From Shareholder to Options User
Key Takeaways
Long-term investors can utilize options strategies like covered calls and cash-secured puts to make more deliberate portfolio decisions. While options are often viewed as speculative, they can provide clarity in decision-making regarding shares already owned or desired for purchase.
Understanding Options
Options are contracts linked to shares with a fixed expiry date and strike price, differing from traditional share ownership. They allow investors to define future actions based on price points, adding a layer of strategy to investment decisions.
Starting with Familiar Shares
Investors should begin with shares they understand. For instance, owning 100 shares allows for the sale of a covered call, generating premium income while maintaining ownership of the shares.
Covered Calls Explained
A covered call involves selling a call option on shares owned. For example, if you own shares trading at EUR 50 and are willing to sell at EUR 55, you can sell a call option with a EUR 55 strike price, receiving a premium. The outcomes at expiry can vary:
- If the share price is below EUR 55, the call expires worthless, and you keep the premium.
- If the price exceeds EUR 55, you may have to sell your shares at that price, capping your upside.
- If the price falls significantly, the premium received can mitigate losses but does not eliminate risk.

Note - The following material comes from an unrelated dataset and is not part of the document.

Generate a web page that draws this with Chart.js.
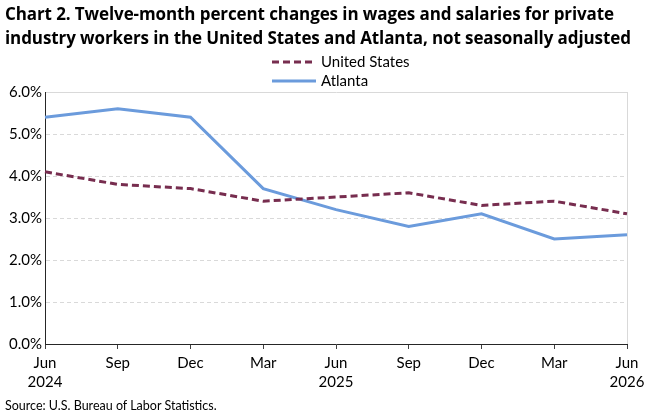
<!DOCTYPE html>
<html>
<head>
<meta charset="utf-8">
<script src="https://cdn.jsdelivr.net/npm/chart.js@4"></script>
<style>
  body { margin: 0; background: #fff; }
  #wrap { position: relative; width: 667px; height: 413px; overflow: hidden; font-family: Lato, "Liberation Sans", sans-serif; }
  #title { position: absolute; left: 5px; top: 2px; width: 662px; font-family: "Open Sans", sans-serif; font-weight: 700; font-size: 17px; line-height: 24px; color: #000; letter-spacing: -0.1px; white-space: nowrap; }
  #legend { position: absolute; left: 272px; top: 52px; font-size: 15px; color: #000; }
  .leg-row { height: 19px; line-height: 19px; display: flex; align-items: center; }
  .leg-row canvas { margin-right: 5px; }
  #source { position: absolute; left: 5px; top: 398px; font-size: 12.5px; color: #000; }
  #chart { position: absolute; left: 0; top: 0; }
</style>
</head>
<body>
<div id="wrap">
  <canvas id="chart" width="667" height="413"></canvas>
  <div id="title">Chart 2. Twelve-month percent changes in wages and salaries for private<br>industry workers in the United States and Atlanta, not seasonally adjusted</div>
  <div id="legend"></div>
  <div id="source">Source: U.S. Bureau of Labor Statistics.</div>
</div>
<script>
// 資料
const months = ['Jun', 'Sep', 'Dec', 'Mar', 'Jun', 'Sep', 'Dec', 'Mar', 'Jun'];
const years = ['2024', '', '', '', '2025', '', '', '', '2026'];
const unitedStates = [4.1, 3.8, 3.7, 3.4, 3.5, 3.6, 3.3, 3.4, 3.1];
const atlanta = [5.4, 5.6, 5.4, 3.7, 3.2, 2.8, 3.1, 2.5, 2.6];
const yTicks = [0, 1, 2, 3, 4, 5, 6];

const labels = months.map((m, i) => [m, years[i]]);

const series = [
  { label: 'United States', data: unitedStates, color: '#772D4F', dash: [7, 4] },
  { label: 'Atlanta', data: atlanta, color: '#6B9BDC', dash: [] }
];

// 圖例（直向排列）
const legendEl = document.getElementById('legend');
series.forEach(s => {
  const row = document.createElement('div');
  row.className = 'leg-row';
  const c = document.createElement('canvas');
  c.width = 44; c.height = 10;
  const g = c.getContext('2d');
  g.strokeStyle = s.color;
  g.lineWidth = 3;
  g.setLineDash(s.dash);
  g.beginPath(); g.moveTo(0, 5); g.lineTo(44, 5); g.stroke();
  row.appendChild(c);
  row.appendChild(document.createTextNode(s.label));
  legendEl.appendChild(row);
});

new Chart(document.getElementById('chart'), {
  type: 'line',
  data: {
    labels: labels,
    datasets: series.map(s => ({
      label: s.label,
      data: s.data,
      borderColor: s.color,
      backgroundColor: s.color,
      borderWidth: 3,
      borderDash: s.dash,
      pointRadius: 0,
      tension: 0,
      fill: false
    }))
  },
  options: {
    responsive: false,
    animation: false,
    layout: { padding: { top: 92, right: 40, bottom: 19, left: 0 } },
    plugins: {
      legend: { display: false },
      tooltip: { enabled: false }
    },
    scales: {
      x: {
        offset: false,
        grid: {
          color: (c) => c.index === months.length - 1 ? '#d9d9d9' : 'rgba(0,0,0,0)',
          tickColor: '#404040',
          tickLength: 5
        },
        border: { color: '#262626', width: 1 },
        ticks: {
          color: '#000',
          font: { family: 'Lato', size: 15, lineHeight: 1.3 },
          maxRotation: 0,
          autoSkip: false,
          padding: 4
        },
        afterFit: (scale) => { scale.height = 50; }
      },
      y: {
        min: 0,
        max: 6,
        afterBuildTicks: (scale) => { scale.ticks = yTicks.map(v => ({ value: v })); },
        grid: {
          color: '#d9d9d9',
          drawTicks: false
        },
        border: {
          color: '#262626',
          width: 1,
          dash: (c) => (c.tick && c.tick.value === 6) ? [] : [4, 3]
        },
        ticks: {
          color: '#000',
          font: { family: 'Lato', size: 15 },
          padding: 3,
          callback: (v) => Number(v).toFixed(1) + '%'
        },
        afterFit: (scale) => { scale.width = 45; }
      }
    }
  }
});
</script>
</body>
</html>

Cash-Secured Puts Explained
A cash-secured put is used when an investor wants to buy shares at a lower price. For instance, if a share is trading at EUR 50 but you want to buy it at EUR 45, you can sell a put option with a EUR 45 strike price. The outcomes include:
- If the share price remains above EUR 45, the put expires worthless, and you keep the premium.
- If the price falls below EUR 45, you may have to buy the shares at that price, effectively lowering your purchase cost.
- If the price drops significantly, you still face potential losses similar to any investor buying shares above market price.
Mindset Shift for Investors
Successful options users are often disciplined rather than aggressive. Options strategies encourage investors to define their selling and buying prices and the risks they are willing to accept, helping to manage emotions in decision-making.
Checklist Before Using Options
Before engaging in options trading, investors should ensure they can answer the following questions:
- Do I understand the underlying share or ETF?
- Am I comfortable owning at least 100 shares?
- For a covered call, am I okay with selling at the strike price?
- For a cash-secured put, do I have sufficient cash to buy the shares if assigned?
- Do I understand the expiry date and the associated risks?
- Is the premium worth the potential loss of flexibility?
Conclusion
Transitioning from a shareholder to an options user does not mean abandoning a long-term investment strategy. Instead, it can provide structure and clarity in decision-making. Covered calls and cash-secured puts can enhance portfolio management when used with a clear understanding of obligations and risks.